CLIP – “Range-toi” : Alba confronte le rêve aux réalités de ce monde
L’artiste franco-mexicaine vient de sortir un clip qui reprend et dénonce avec ironie le discours des « raisonnables » face aux rêveurs. Ce titre est le premier extrait d’un album prévu pour début 2022.
Après avoir sorti un EP en 2015 et un premier album en 2016, Alba est de retour avec le titre « Range-toi », sorti chez Sound an Vision, qui annonce son nouvel album – début 2022. Le titre, écrit et composé par l’artiste franco-mexicaine, a été réalisé par Karim Attoumane (CharlElie Couture, Emel Mathlouthi, Claire Days) au studio The Panic Room.

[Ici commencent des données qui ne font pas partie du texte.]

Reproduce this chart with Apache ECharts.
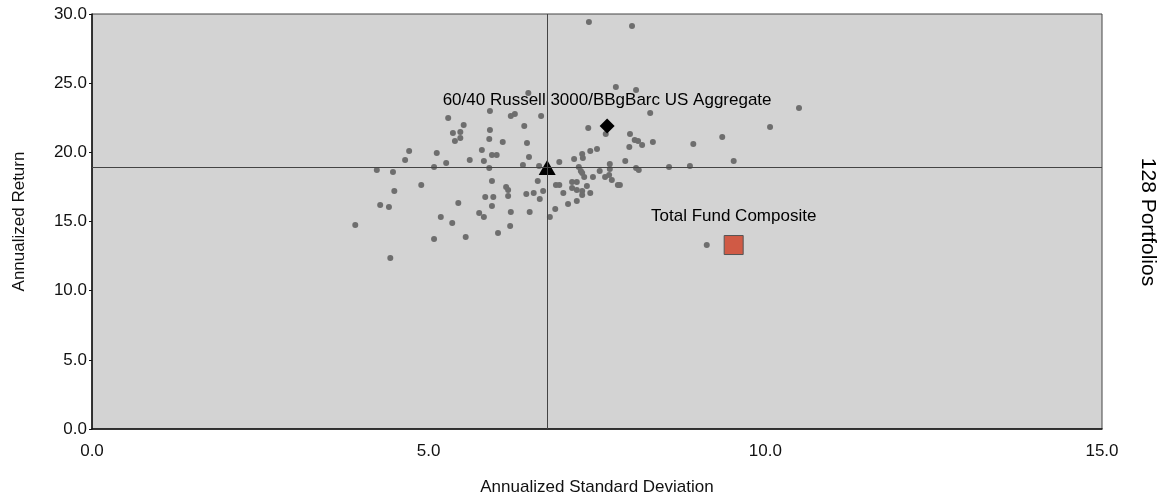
<!DOCTYPE html>
<html>
<head>
<meta charset="utf-8">
<script src="https://cdn.jsdelivr.net/npm/echarts@6/dist/echarts.min.js"></script>
<style>html,body{margin:0;padding:0;background:#fff;}#c{width:1170px;height:498px;}</style>
</head>
<body>
<div id="c"></div>
<script>
// Peer portfolios: [annualized std dev, annualized return]
const portfolioStdDev = [5.29,5.52,5.36,5.47,5.39,5.47,4.71,4.65,5.12,5.26,5.08,4.23,4.47,5.61,5.91,5.91,5.90,5.79,5.94,6.01,5.82,5.90,6.48,6.22,6.28,6.42,6.10,6.46,6.49,6.40,6.64,5.94,6.15,6.18,6.18,5.84,5.96,6.45,6.56,6.62,6.65,4.89,4.49,4.28,4.41,5.44,5.94,5.75,5.82,6.22,6.50,5.18,5.35,3.91,6.21,6.03,5.08,5.55,4.43,7.78,8.08,6.67,8.29,7.37,7.63,7.99,8.06,8.11,8.17,8.33,7.98,8.93,9.36,10.07,10.50,9.53,8.88,8.57,7.92,8.08,8.12,7.84,9.13,7.50,7.40,7.28,7.29,7.16,6.94,7.69,7.69,7.23,7.26,7.28,7.54,7.62,7.44,7.31,7.72,7.81,7.20,7.13,7.13,7.20,7.28,7.28,7.35,7.40,7.00,6.89,6.94,6.70,7.07,7.20,6.88,6.80,7.38,8.02,7.68];
const portfolioReturn = [22.48,21.98,21.40,21.47,20.82,21.04,20.10,19.45,19.95,19.23,18.94,18.72,18.58,19.45,22.99,21.61,20.96,20.17,19.81,19.81,19.37,18.87,24.29,22.63,22.77,21.90,20.75,20.67,19.66,19.08,19.01,17.93,17.49,17.28,16.84,16.77,16.77,16.99,17.06,17.93,16.63,17.64,17.21,16.19,16.05,16.34,16.12,15.61,15.33,15.69,15.69,15.33,14.89,14.75,14.68,14.17,13.74,13.88,12.36,24.72,24.51,22.63,22.84,21.76,21.33,21.33,20.89,20.82,20.53,20.75,20.39,20.60,21.11,21.83,23.21,19.37,19.01,18.94,19.37,18.87,18.72,17.64,13.30,20.24,20.10,19.88,19.59,19.52,19.30,19.16,18.80,18.94,18.65,18.51,18.65,18.22,18.22,18.22,18.00,17.64,17.86,17.86,17.42,17.28,17.21,16.92,17.57,17.06,17.06,17.64,17.64,17.21,16.27,16.48,15.90,15.33,29.42,29.13,18.36];

const medianPoint = [6.76, 18.9];
const benchmarkName = '60/40 Russell 3000/BBgBarc US Aggregate';
const benchmarkPoint = [7.65, 21.9];
const fundName = 'Total Fund Composite';
const fundPoint = [9.53, 13.3];

const xTicks = { min: 0, max: 15, interval: 5 };
const yTicks = { min: 0, max: 30, interval: 5 };
const xAxisTitle = 'Annualized Standard Deviation';
const yAxisTitle = 'Annualized Return';
const rightTitle = '128 Portfolios';

const FONT = '"Liberation Sans", Arial, sans-serif';
const chart = echarts.init(document.getElementById('c'), null, { renderer: 'canvas' });

const peerData = portfolioStdDev.map((x, i) => [x, portfolioReturn[i]]);

chart.setOption({
  animation: false,
  backgroundColor: '#ffffff',
  grid: { left: 92, right: 68, top: 14, bottom: 69, containLabel: false, outerBoundsMode: 'none', show: true, backgroundColor: '#d3d3d3', borderColor: '#444', borderWidth: 1 },
  xAxis: {
    type: 'value', min: xTicks.min, max: xTicks.max, interval: xTicks.interval,
    name: xAxisTitle, nameLocation: 'middle', nameGap: 50,
    nameTextStyle: { fontFamily: FONT, fontSize: 17, color: '#111' },
    axisLine: { show: true, onZero: false, lineStyle: { color: '#111', width: 1.5 } },
    axisTick: { show: false },
    splitLine: { show: false },
    axisLabel: { fontFamily: FONT, fontSize: 17, color: '#111', margin: 14, formatter: v => v.toFixed(1) }
  },
  yAxis: {
    type: 'value', min: yTicks.min, max: yTicks.max, interval: yTicks.interval,
    name: yAxisTitle, nameLocation: 'middle', nameGap: 64,
    nameTextStyle: { fontFamily: FONT, fontSize: 17, color: '#111' },
    axisLine: { show: true, onZero: false, lineStyle: { color: '#111', width: 1.5 } },
    axisTick: { show: true, length: 3, lineStyle: { color: '#111' } },
    splitLine: { show: false },
    axisLabel: { fontFamily: FONT, fontSize: 17, color: '#111', margin: 5, formatter: v => v.toFixed(1) }
  },
  graphic: [{
    type: 'text', x: 1148, y: 222,
    rotation: -Math.PI / 2,
    style: { text: rightTitle, font: '21px "Liberation Sans", Arial, sans-serif', fill: '#000', align: 'center', verticalAlign: 'middle' }
  }],
  series: [
    {
      type: 'scatter', data: peerData, symbol: 'circle', symbolSize: 6,
      itemStyle: { color: '#6e6e6e', opacity: 1 },
      silent: true,
      markLine: {
        silent: true, symbol: ['none', 'none'], label: { show: false },
        lineStyle: { color: '#444', width: 1, type: 'solid', opacity: 1 },
        data: [{ xAxis: medianPoint[0] }, { yAxis: medianPoint[1] }]
      }
    },
    {
      type: 'scatter', data: [medianPoint], symbol: 'triangle', symbolSize: [17, 15],
      itemStyle: { color: '#000', opacity: 1 }
    },
    {
      type: 'scatter', data: [benchmarkPoint], symbol: 'diamond', symbolSize: [15, 15],
      itemStyle: { color: '#000', opacity: 1 },
      label: { show: true, position: 'top', distance: 10, formatter: benchmarkName, fontFamily: FONT, fontSize: 17, color: '#000' }
    },
    {
      type: 'scatter', data: [fundPoint], symbol: 'rect', symbolSize: 19,
      itemStyle: { color: '#d05a45', borderColor: '#555', borderWidth: 1, opacity: 1 },
      label: { show: true, position: 'top', distance: 10, formatter: fundName, fontFamily: FONT, fontSize: 17, color: '#000' }
    }
  ]
});
</script>
</body>
</html>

« Sans limite, tu crois que t’es une bombe
mais t’es une météorite sans conscience.
Tu te sers de la liberté
pour masquer ton insolence.
Sans patron, tu crois que t’es libre
mais t’es toujours aussi con. »
Dans ce clip à la lenteur assumée, comme une lancinante complainte qui n’est pas sans rappeler l’esthétique de la trap avec ses rythmes lents (voire très lents), Alba met face à face deux sociétés, sous la forme d’un conflit générationnel : les paroles sont mises dans la bouche des aînés qui voient dans les élans de liberté de la jeune génération une inconsistance intrinsèque, une immaturité fondamentale.
« Regarde ta place, joue pas au grand
Laisse parler les gens consistants
Travaille un peu et reviens quand tu seras vieillissant
Oublie tes rêves, ils sont trop grands
Laisse-les passer en t’inclinant
Grandis un peu et reviens quand tu seras moins pédant. »
Dans le pertinent clip réalisé par Jeanne Prigent, diplômée de l’École nationale du jeu et des médias interactifs numériques du CNAM, la génération de nos aînés est symbolisée par des visages lisses, sans caractéristique singulière, sans la moindre affirmation de soi, tandis que ceux qui se voient rabroués sont clairement personnalisés, à l’image de la liberté qu’ils revendiquent. Parmi eux, une personne à la barbe blanche, preuve que le conflit est faussement générationnel : ceux qui appellent à la raison ne sont pas vieux par l’âge, mais par le discours, l’absence de désir et la désillusion ; ils sont gavés de psychanalyse et de médicaments qui frappent le monde comme des bombes (mais que vient faire ce chien confortablement installé sur une pilule ?).
« Sèche tes larmes, sois un battant
La vie n’attend jamais les gens
On s’ra fier de toi quand tu seras vraiment résistant
Allez, petit, t’a rien compris
À vingt-cinq ans t’es abruti
Tu vois c’est tous tes rêves qui t’ont anéanti. »
Ce clip, portée par la délicieuse et envoûtante voix d’Alba (on n’en dira jamais assez de bien !), n’a finalement qu’un défaut : les paroles enfoncent des portes déjà ouvertes par bien des artistes auparavant. Si l’ironie frise ici non sans intelligence avec l’antiphrase, le texte aurait quant à lui mérité une approche plus profonde, pour gagner en originalité de langue et de propos.
« Allonge-toi sur ce vieux divan
Voilà deux-trois médicaments
Tu vois un peu faire que tous les rêves s’oublient en dormant. »
Alba ponctue sa chanson de deux interventions de Serge Gainsbourg, figure souvent considérée comme transgressive et dont les mots sont retournés dans le discours des « raisonnables ».